Most OS's provide some facility to provide user input to an application. This functionality is part of what will get hooked in any decent keylogger and so any means of creating input to the program will likely end up being picked up. This is true whether you use scripts, on-screen keyboards or the physical keyboard itself.
Now, a little good news, some OSes, including Windows when UAC is on, will not share keypresses with non-admin processes, however, if the key logger is running as an admin program, all bets are off.
Short of direct memory injection, you aren't going to be able to get information in to a program without going through the input channels provided by the OS and that's exactly what keyloggers are designed to monitor and pull data from.
Unfortunately, there are actually some pretty good usability reasons to maintain this kind of functionality (such as enabling background processes to respond to shortcut combinations) so it isn't likely to go away any time in the near future. This is part of what makes protecting against key loggers so difficult.
That said, as long as it isn't also logging mouse clicks and positions then you can do some things to confuse it. Making a series of mouse selections to remove content from the string and filling it in will help obscure it a bit, but I still wouldn't advise using it as a protection as it greatly limits the number of possible passwords so brute forcing becomes much more likely.

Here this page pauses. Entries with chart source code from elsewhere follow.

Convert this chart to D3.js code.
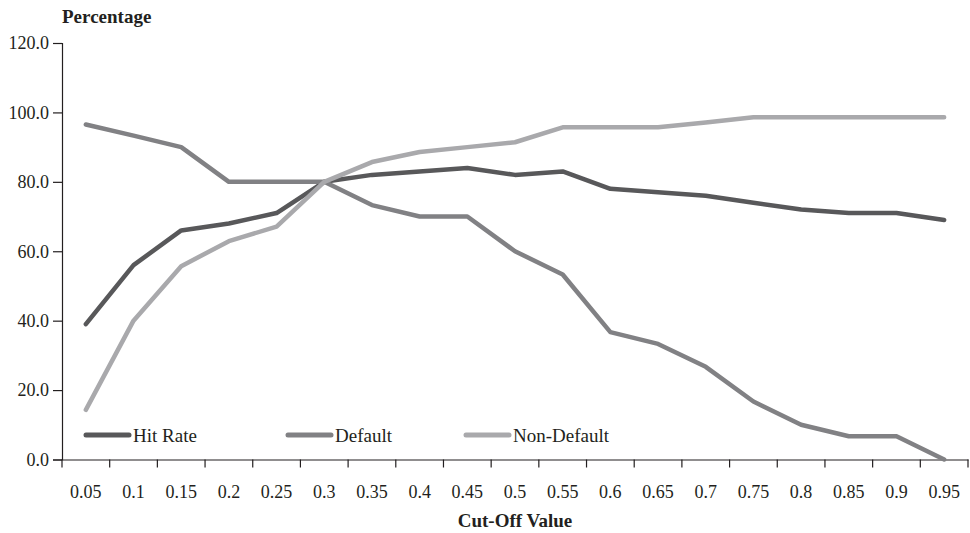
<!DOCTYPE html>
<html>
<head>
<meta charset="utf-8">
<script src="https://cdn.jsdelivr.net/npm/d3@7"></script>
<style>
  body { margin: 0; background: #fff; }
  text { font-family: "Liberation Serif", "DejaVu Serif", serif; fill: #231f20; }
</style>
</head>
<body>
<div id="chart"></div>
<script>
// cut-off values (x categories)
const cutOffs = ["0.05", "0.1", "0.15", "0.2", "0.25", "0.3", "0.35", "0.4", "0.45", "0.5",
  "0.55", "0.6", "0.65", "0.7", "0.75", "0.8", "0.85", "0.9", "0.95"];

const hitRate = [39, 56, 66, 68, 71, 80, 82, 83, 84, 82, 83, 78, 77, 76, 74, 72, 71, 71, 69];
const defaultRate = [96.5, 93.3, 90, 80, 80, 80, 73.3, 70, 70, 60, 53.3, 36.7, 33.3, 26.7, 16.7, 10, 6.7, 6.7, 0];
const nonDefault = [14.3, 40, 55.7, 62.9, 67.1, 80, 85.7, 88.6, 90, 91.4, 95.7, 95.7, 95.7, 97.1, 98.6, 98.6, 98.6, 98.6, 98.6];

const yTicks = [0, 20, 40, 60, 80, 100, 120];

const seriesNames = ["Hit Rate", "Default", "Non-Default"];
const seriesColors = ["#58585a", "#818184", "#a9a9ac"];

const series = [hitRate, defaultRate, nonDefault].map((vals, i) => ({
  name: seriesNames[i],
  colour: seriesColors[i],
  values: vals.map((v, j) => ({ x: cutOffs[j], y: v }))
}));

const width = 970, height = 533;
const margin = { top: 43, right: 2, bottom: 73.5, left: 62 };
const innerW = width - margin.left - margin.right;
const innerH = height - margin.top - margin.bottom;

const svg = d3.select("#chart").append("svg")
  .attr("width", width)
  .attr("height", height);

const chart = svg.append("g")
  .attr("transform", `translate(${margin.left},${margin.top})`);

const xScale = d3.scaleBand().domain(cutOffs).range([0, innerW]);
const yScale = d3.scaleLinear().domain([0, 120]).range([innerH, 0]);

// y axis
const yAxis = d3.axisLeft(yScale).tickValues(yTicks).tickFormat(d3.format(".1f")).tickSize(9).tickPadding(4);
const yAxisG = chart.append("g").call(yAxis);
yAxisG.select(".domain").attr("stroke", "#231f20").attr("stroke-width", 1.2);
yAxisG.selectAll(".tick line").attr("stroke", "#231f20").attr("stroke-width", 1.2);
yAxisG.selectAll(".tick text").style("font-size", "18px").style("font-family", null).attr("fill", "#231f20");

// x axis: ticks between categories
const xAxis = d3.axisBottom(xScale).tickSize(0).tickPadding(26);
const xAxisG = chart.append("g").attr("transform", `translate(0,${innerH})`).call(xAxis);
xAxisG.select(".domain").attr("stroke", "#231f20").attr("stroke-width", 1.2);
xAxisG.selectAll(".tick text").style("font-size", "18px").style("font-family", null).attr("fill", "#231f20");

const boundaries = cutOffs.map(c => xScale(c)).concat([innerW]);
xAxisG.selectAll(".bound").data(boundaries).enter().append("line")
  .attr("class", "bound")
  .attr("x1", d => d).attr("x2", d => d)
  .attr("y1", 0).attr("y2", 8)
  .attr("stroke", "#231f20").attr("stroke-width", 1.2);

// lines
const line = d3.line()
  .x(d => xScale(d.x) + xScale.bandwidth() / 2)
  .y(d => yScale(d.y));

chart.selectAll(".series").data(series).enter().append("path")
  .attr("class", "series")
  .attr("d", d => line(d.values))
  .attr("fill", "none")
  .attr("stroke", d => d.colour)
  .attr("stroke-width", 4.5)
  .attr("stroke-linecap", "round")
  .attr("stroke-linejoin", "round");

// legend
const legendX = [86, 288, 466];
const legend = svg.selectAll(".legend").data(series).enter().append("g")
  .attr("class", "legend")
  .attr("transform", (d, i) => `translate(${legendX[i]},435)`);

legend.append("line")
  .attr("x1", 0).attr("x2", 43)
  .attr("stroke", d => d.colour)
  .attr("stroke-width", 5)
  .attr("stroke-linecap", "round");

legend.append("text")
  .attr("x", 47).attr("y", 6.5)
  .style("font-size", "19px")
  .text(d => d.name);

// axis titles
svg.append("text")
  .attr("x", 62).attr("y", 23)
  .style("font-size", "19px").style("font-weight", "bold")
  .text("Percentage");

svg.append("text")
  .attr("x", 515).attr("y", 527)
  .attr("text-anchor", "middle")
  .style("font-size", "19px").style("font-weight", "bold")
  .text("Cut-Off Value");
</script>
</body>
</html>
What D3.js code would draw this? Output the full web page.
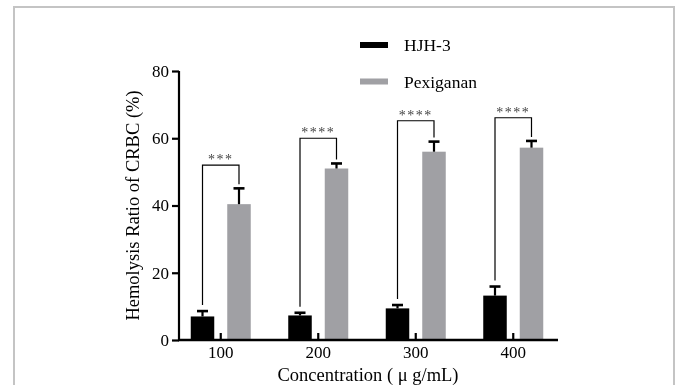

The best bet is really to change your password to something you can discard and login with that, if you don't want to burn your current password. If you aren't domain connected, you can also back up the user profile files, reset them to something else (this will lock all encrypted files, but that's why you have a backup of your user profile), and then login with the reset password on the new profile. If you have an account recovery disk, using that may also be an option as I believe that does a direct input that would bypass the keypress system. (This is, of course, assuming you are on Windows.)